Task instructions
Repeat the data below exactly, dropping any pictures it holds.

Material
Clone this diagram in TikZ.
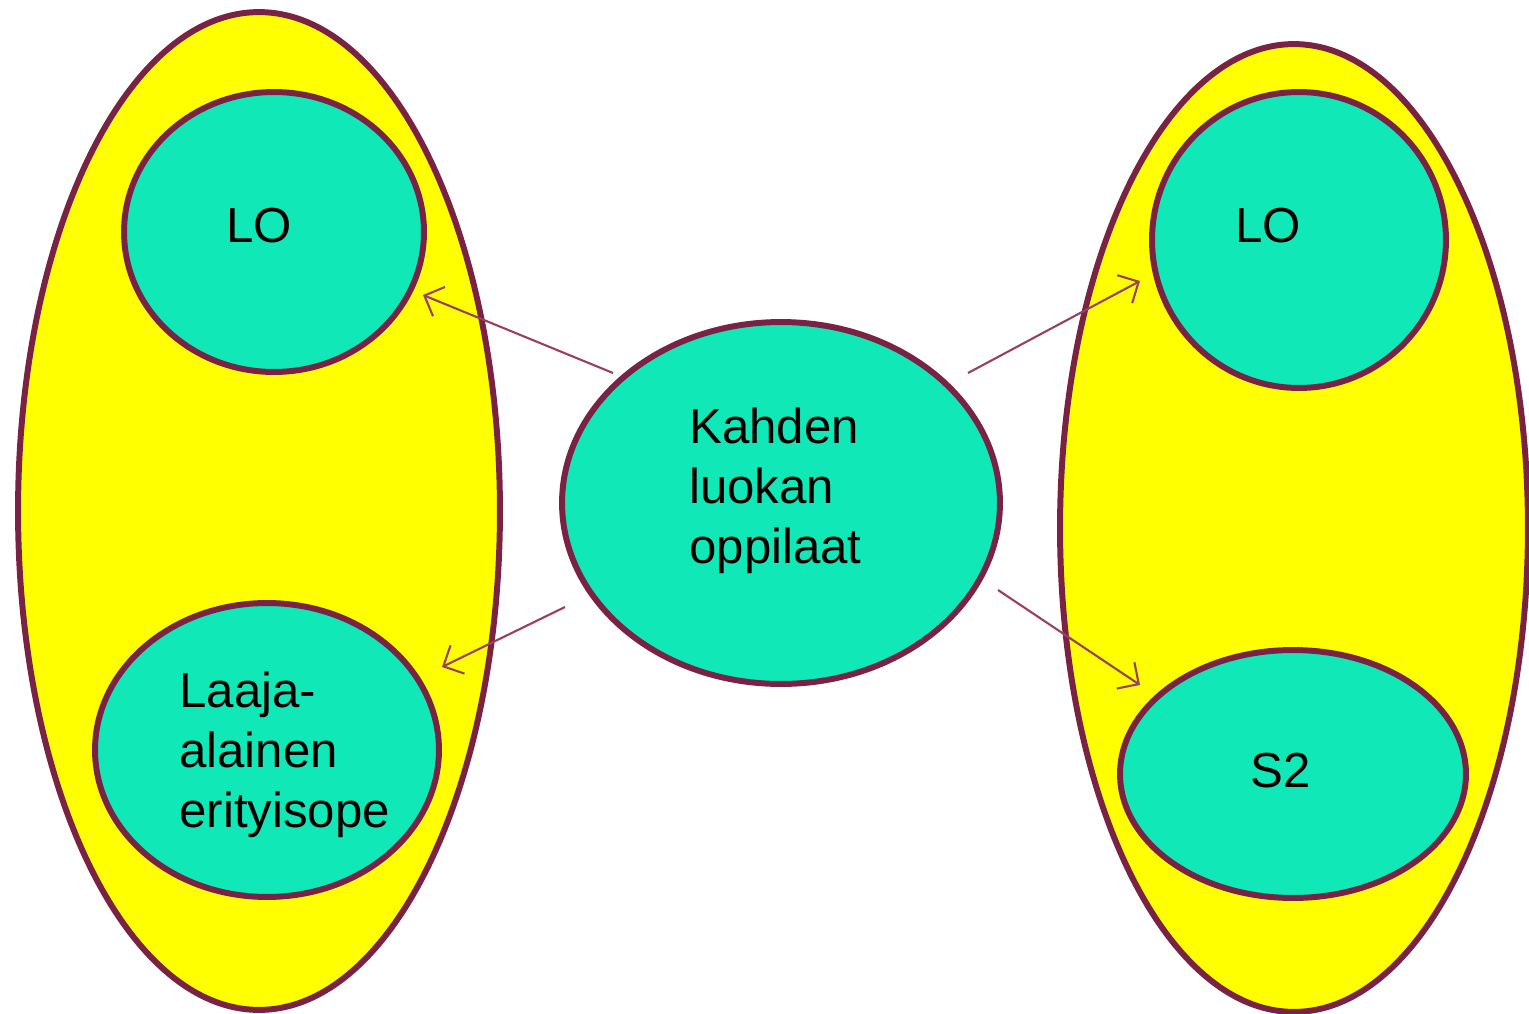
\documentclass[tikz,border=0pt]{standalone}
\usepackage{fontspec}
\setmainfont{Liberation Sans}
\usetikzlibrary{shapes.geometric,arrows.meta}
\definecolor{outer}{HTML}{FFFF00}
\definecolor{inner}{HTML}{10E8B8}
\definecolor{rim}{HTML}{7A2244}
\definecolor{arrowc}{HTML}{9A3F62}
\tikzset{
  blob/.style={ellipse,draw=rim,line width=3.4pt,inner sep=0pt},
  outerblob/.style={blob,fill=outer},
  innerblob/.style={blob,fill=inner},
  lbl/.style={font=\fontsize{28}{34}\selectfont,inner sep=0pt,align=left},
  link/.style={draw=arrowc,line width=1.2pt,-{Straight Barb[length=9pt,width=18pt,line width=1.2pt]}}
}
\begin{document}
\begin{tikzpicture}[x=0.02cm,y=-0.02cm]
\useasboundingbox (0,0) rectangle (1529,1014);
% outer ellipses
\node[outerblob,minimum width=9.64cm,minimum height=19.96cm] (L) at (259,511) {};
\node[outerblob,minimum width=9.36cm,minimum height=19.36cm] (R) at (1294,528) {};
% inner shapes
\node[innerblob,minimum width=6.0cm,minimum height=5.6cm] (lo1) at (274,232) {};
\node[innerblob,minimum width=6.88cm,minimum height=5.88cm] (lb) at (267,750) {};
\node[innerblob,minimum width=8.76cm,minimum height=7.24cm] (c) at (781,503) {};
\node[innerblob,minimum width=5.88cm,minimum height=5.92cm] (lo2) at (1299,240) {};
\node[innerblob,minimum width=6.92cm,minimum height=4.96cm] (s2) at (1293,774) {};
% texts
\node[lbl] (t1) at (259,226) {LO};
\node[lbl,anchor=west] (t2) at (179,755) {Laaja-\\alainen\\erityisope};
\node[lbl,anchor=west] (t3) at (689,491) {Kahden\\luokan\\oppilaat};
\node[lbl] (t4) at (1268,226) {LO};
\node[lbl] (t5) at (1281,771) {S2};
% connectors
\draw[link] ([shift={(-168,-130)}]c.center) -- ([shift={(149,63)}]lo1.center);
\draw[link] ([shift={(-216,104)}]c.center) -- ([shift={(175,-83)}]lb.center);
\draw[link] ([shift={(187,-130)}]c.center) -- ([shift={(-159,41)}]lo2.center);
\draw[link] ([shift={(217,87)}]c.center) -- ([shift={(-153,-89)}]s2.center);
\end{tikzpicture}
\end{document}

Solution for this task
Clone this diagram in TikZ.
\documentclass[tikz,border=0pt]{standalone}
\usepackage{fontspec}
\setmainfont{Liberation Sans}
\usetikzlibrary{shapes.geometric,arrows.meta}
\definecolor{outer}{HTML}{FFFF00}
\definecolor{inner}{HTML}{10E8B8}
\definecolor{rim}{HTML}{7A2244}
\definecolor{arrowc}{HTML}{9A3F62}
\tikzset{
  blob/.style={ellipse,draw=rim,line width=3.4pt,inner sep=0pt},
  outerblob/.style={blob,fill=outer},
  innerblob/.style={blob,fill=inner},
  lbl/.style={font=\fontsize{28}{34}\selectfont,inner sep=0pt,align=left},
  link/.style={draw=arrowc,line width=1.2pt,-{Straight Barb[length=9pt,width=18pt,line width=1.2pt]}}
}
\begin{document}
\begin{tikzpicture}[x=0.02cm,y=-0.02cm]
\useasboundingbox (0,0) rectangle (1529,1014);
% outer ellipses
\node[outerblob,minimum width=9.64cm,minimum height=19.96cm] (L) at (259,511) {};
\node[outerblob,minimum width=9.36cm,minimum height=19.36cm] (R) at (1294,528) {};
% inner shapes
\node[innerblob,minimum width=6.0cm,minimum height=5.6cm] (lo1) at (274,232) {};
\node[innerblob,minimum width=6.88cm,minimum height=5.88cm] (lb) at (267,750) {};
\node[innerblob,minimum width=8.76cm,minimum height=7.24cm] (c) at (781,503) {};
\node[innerblob,minimum width=5.88cm,minimum height=5.92cm] (lo2) at (1299,240) {};
\node[innerblob,minimum width=6.92cm,minimum height=4.96cm] (s2) at (1293,774) {};
% texts
\node[lbl] (t1) at (259,226) {LO};
\node[lbl,anchor=west] (t2) at (179,755) {Laaja-\\alainen\\erityisope};
\node[lbl,anchor=west] (t3) at (689,491) {Kahden\\luokan\\oppilaat};
\node[lbl] (t4) at (1268,226) {LO};
\node[lbl] (t5) at (1281,771) {S2};
% connectors
\draw[link] ([shift={(-168,-130)}]c.center) -- ([shift={(149,63)}]lo1.center);
\draw[link] ([shift={(-216,104)}]c.center) -- ([shift={(175,-83)}]lb.center);
\draw[link] ([shift={(187,-130)}]c.center) -- ([shift={(-159,41)}]lo2.center);
\draw[link] ([shift={(217,87)}]c.center) -- ([shift={(-153,-89)}]s2.center);
\end{tikzpicture}
\end{document}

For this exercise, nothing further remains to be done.